Good Cellular Defense May Be Best Offense Against Type1
Diabetes
By Jason Socrates
Bardi
A group of scientists at The Scripps Research Institute (TSRI)
have shown that if a certain type of cell in the pancreas
can defend itself against one particular virus, the owner
of that pancreas will not get diabetes.
Infection and loss of such insulin-producing "beta cells,"
residing in the Islets of Langerhans of the pancreas, is the
cause of the chronic autoimmune disease Type 1 diabetes.
"Our goal is to understand the causes of Type 1 diabetes,"
says TSRI Professor of Immunology Nora Sarvetnick, who led
the study. "The idea is that we might be able to go on and
design preventative therapies."
What Sarvetnick's team has now shown at TSRI, which is home
to one of the largest basic Type 1 diabetes research programs
in the world, is that the antiviral defenses undertaken by
beta cells is critical for the survival of this cell type
even after the body survives a viral infection.
Type-1 (insulin-dependent) diabetes mellitus is a chronic
metabolic disease that occurs when beta cells in the pancreas,
the body's source of insulin, are destroyed. The insulin produced
by these cells is responsible for regulating blood glucose
levels, which cells normally ingest to provide energy for
metabolic processes.
The therapy of choice for the disease is to inject insulin,
and before the discovery and isolation of insulin in the 1920s,
having this type of diabetes meant certain death. Though insulin
is a reasonable treatment, Type 1 diabetes is still a chronic
infection for which there is no prevention and no cure. It,
along with the more common Type 2 diabetes, is one of the
leading causes of blindness and kidney disease in the world
and one of the most costly health problems in the United States.

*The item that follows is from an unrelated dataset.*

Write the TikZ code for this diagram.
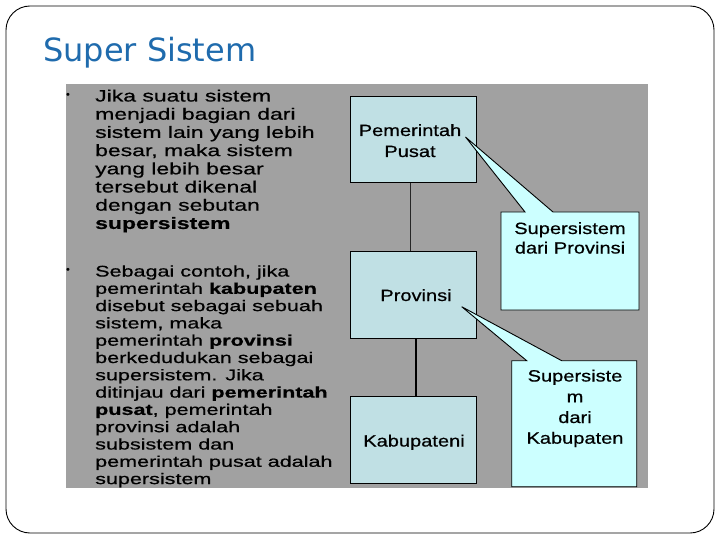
\documentclass[tikz,border=0pt]{standalone}
\usepackage{fontspec}
\setmainfont{Liberation Sans}
\newfontfamily\leftfnt[FakeStretch=1.40,FakeBold=0.6]{Liberation Sans}
\newfontfamily\boxfnt[FakeStretch=1.23,FakeBold=0.6]{Liberation Sans}
\newfontfamily\ttlfnt{DejaVu Sans}
\definecolor{slidegray}{RGB}{161,161,161}
\definecolor{treefill}{RGB}{192,224,228}
\definecolor{callfill}{RGB}{204,255,255}
\definecolor{titleblue}{RGB}{31,107,173}
\tikzset{
  paraA/.style={anchor=base west, inner sep=0pt, font=\leftfnt\fontsize{16.4}{18}\selectfont},
  paraB/.style={anchor=base west, inner sep=0pt, font=\leftfnt\fontsize{15.4}{17}\selectfont},
  bulletmark/.style={inner sep=0pt, font=\fontsize{11}{11}\selectfont},
  treebox/.style={draw=black, line width=0.9pt, fill=treefill, minimum width=125.3pt, inner sep=0pt},
  boxtext/.style={anchor=base, inner sep=0pt, font=\boxfnt\fontsize{16.3}{20}\selectfont},
  calloutshape/.style={draw=black, line width=0.9pt, fill=callfill, line join=miter},
}
\begin{document}
\begin{tikzpicture}[x=1pt,y=-1pt]
\useasboundingbox (0,0) rectangle (720,540);
\draw[rounded corners=24pt, line width=0.9pt] (6,6) rectangle (714,533);
\node[anchor=base west, inner sep=0pt, text=titleblue, font=\ttlfnt\fontsize{32}{36}\selectfont] (title) at (43,62) {Super Sistem};
\fill[slidegray] (66,84) rectangle (648,488);

% left text, paragraph 1
\node[bulletmark] (b1) at (68,95.5) {•};
\node[paraA] (a1) at (95,101.5) {Jika suatu sistem};
\node[paraA] (a2) at (95,119.7) {menjadi bagian dari};
\node[paraA] (a3) at (95,137.9) {sistem lain yang lebih};
\node[paraA] (a4) at (95,156.1) {besar, maka sistem};
\node[paraA] (a5) at (95,174.3) {yang lebih besar};
\node[paraA] (a6) at (95,192.5) {tersebut dikenal};
\node[paraA] (a7) at (95,210.7) {dengan sebutan};
\node[paraA] (a8) at (95,228.9) {\bfseries supersistem};

% left text, paragraph 2
\node[bulletmark] (b2) at (68,270.5) {•};
\node[paraB] (c1) at (95,276.5) {Sebagai contoh, jika};
\node[paraB] (c2) at (95,293.8) {pemerintah \textbf{kabupaten}};
\node[paraB] (c3) at (95,311.1) {disebut sebagai sebuah};
\node[paraB] (c4) at (95,328.4) {sistem, maka};
\node[paraB] (c5) at (95,345.7) {pemerintah \textbf{provinsi}};
\node[paraB] (c6) at (95,363.0) {berkedudukan sebagai};
\node[paraB] (c7) at (95,380.3) {supersistem. Jika};
\node[paraB] (c8) at (95,397.6) {ditinjau dari \textbf{pemerintah}};
\node[paraB] (c9) at (95,414.9) {\textbf{pusat}, pemerintah};
\node[paraB] (c10) at (95,432.2) {provinsi adalah};
\node[paraB] (c11) at (95,449.5) {subsistem dan};
\node[paraB] (c12) at (95,466.8) {pemerintah pusat adalah};
\node[paraB] (c13) at (95,484.1) {supersistem};

% tree boxes
\node[treebox, minimum height=86.7pt] (pusat) at (413.35,139.35) {};
\node[treebox, minimum height=86.6pt] (prov) at (413.35,295) {};
\node[treebox, minimum height=86.6pt] (kab) at (413.35,440) {};
\draw[line width=1pt, black!85] ([xshift=-2.7pt]pusat.south) -- ([xshift=-2.7pt]prov.north);
\draw[line width=2pt, black] ([xshift=2.7pt]prov.south) -- ([xshift=2.7pt]kab.north);
\node[boxtext] (pusatA) at (410,136) {Pemerintah};
\node[boxtext] (pusatB) at (410,157) {Pusat};
\node[boxtext] (provA) at (416,301) {Provinsi};
\node[boxtext] (kabA) at (414,446.5) {Kabupateni};

% callouts
\coordinate (tip1) at (465.5,137);
\coordinate (tip2) at (461.7,306.7);
\draw[calloutshape] (501,212) -- (525,212) -- (tip1) -- (553,212) -- (639,212) -- (639,310) -- (501,310) -- cycle;
\draw[calloutshape] (511.7,360.7) -- (526.7,360.7) -- (tip2) -- (561.7,360.7) -- (636.7,360.7) -- (636.7,486.7) -- (511.7,486.7) -- cycle;
\node[boxtext] (s1a) at (570,234) {Supersistem};
\node[boxtext] (s1b) at (570,253.5) {dari Provinsi};
\node[boxtext] (s2a) at (575,381.5) {Supersiste};
\node[boxtext] (s2b) at (575,402.3) {m};
\node[boxtext] (s2c) at (575,423) {dari};
\node[boxtext] (s2d) at (575,443.7) {Kabupaten};
\end{tikzpicture}
\end{document}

The agent that triggers the onset of Type 1 diabetes is
believed to be a common virus that infects cells in the pancreas,
since patients who have recently developed the disease often
have antibodies against this virus. And there are also genetic
and other environmental factors, only some of which are known,
that contribute to the development of Type 1 diabetes.
During the viral infection, the body makes an adaptive immune
response, and cytotoxic T lymphocytes selectively target and
eliminate cells that are infected with the virus.
Diabetes develops when the killing proceeds out of control,
and the T cells become autoreactivetargeting the person's
own insulin-producing b cells. In Type 1 diabetes, T cells
attack and kill all the insulin-producing cells in the body,
causing a depletion of these cells in the pancreas and of
insulin in the bloodsteam.
Without insulin, the glucose in the bloodstream increases
and is maintained at levels much greater than normal. Over
time, this can lead to nerve and kidney damage, reduced eyesight,
and an increased risk of developing heart disease and vascular
degeneration.
Sarvetnick's group has shown that the beta cells play a
role in their own destinythey can survive the infection
if they are able to detect soluble proteins called Type1 interferons.
"When you get infected with the virus, the body reacts by
producing Type1 interferons," says Research Associate Malin
Flodström, who is first author on the paper.
"And," she says, "that should signal the b cells to respond."
During this response, the beta cells in the pancreas start
producing proteins that send the cells into an antiviral state.
Flodström, Sarvetnick, and their colleagues showed that
if the cells lose the ability to make this response, they
disappear from the body once they are infected.
In transgenic "knockout" models the team developed, which
cannot detect the signal from the interferons, an infection
with the virus causes diabetes 95 percent of the time. In
normal models, the virus alone does not cause disease because
the cells are able to respond to the interferons and protect
themselves against the virus.
Similarly, most individuals' beta cells are able to sense
interferons and protect themselves against the virus.
If a way can be found to provide people who are at risk
of developing diabetes with the tools that will enable their
pancreatic beta cells to defend themselves during a viral
infection, the team believes Type1 diabetes may become a preventable
disease.
The article, "Target cell defense prevents the development
of diabetes after viral infection" is authored by Malin Flodström,
Amy Maday, Deepika Balakrishna, Mary Malo Cleary, Akihiko
Yoshimura, and Nora Sarvetnick and appears in the April 2002
issue of the journal Nature Immunology.
The article and a separate commentary are available online
at http://www.nature.com/ni/.
The research was funded by the National Institutes of Health
and the Juvenile Diabetes Research Foundation.